I broke up and clarified some of the longer sentences where the necessary punctuation had really gotten in the way and where Jack's writing style became too similar from para to para to para. He had tried delberately to vary his sentence structure on the first batches, but as he got sicker and weaker, it was obvious that he'd been in a rush just to get the stories onto paper.

Also I sparingly applied a few of Jack's other stylistic conventions, to his earlier-written stories, that I had seen him use in the later group.

Through all my work on this round, however, I did only those sorts of things that Jack himself either routinely did, himself, or agreed to if I made a suggestion. As I re-read them, now-- they are very much the Jack I knew, and I am grateful that he trusted me to see him clearly through his effort to tell the stories. His first talent was his art-- he was a well-known and prolific watercolorist whose keen eye for composition underlies much of his story-telling approach-- and writing was a more recently discovered form of expression.

Of all the changes I made, I most regret not having had Jack's own latest version of Sarah's loss in the Blitz. I had asked him for a new, final paragraph mentioning her, after the list of updates on the rest of the gang, and he wrote a powerful one. I didn't have it. I had several choices-- leave it alone; leave the story out of the collection in case his version turned up; or write a line in the spirit of what he had written in the new version. I took the liberty of adding the line you all saw, to be sure that Sarah ended the story that really was all about her. But Jack's para was more personally evocative.
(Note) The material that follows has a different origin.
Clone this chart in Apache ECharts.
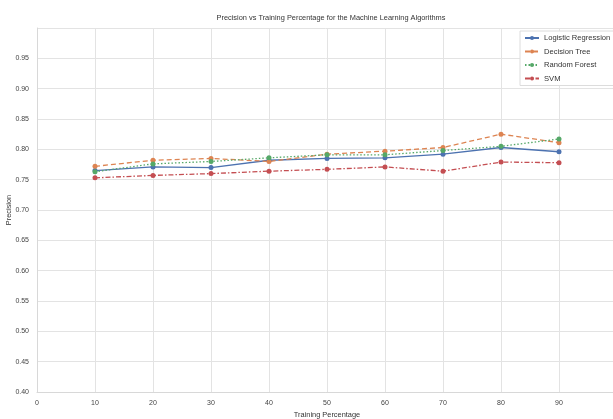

I lost sleep over that one, trying to decide, but I slept fine once I made up my mind that JACK TRUSTED ME, and went ahead and added it.

You see, Jack knew and appreciated that I had seen HIM inside his restrained writing, and that I often tended to draw him out most in those areas he most wanted to share more deeply... and wasn't sure how to go about it.

I never cried when Jack died several years ago. This last week, partly because of the wonderful help that immediately and steadfastly came from people I don't know at all, I've been able to shed the tears a man like that desrves. He was just a dear, dear man. And every inch the troublemaker he describes in his stories!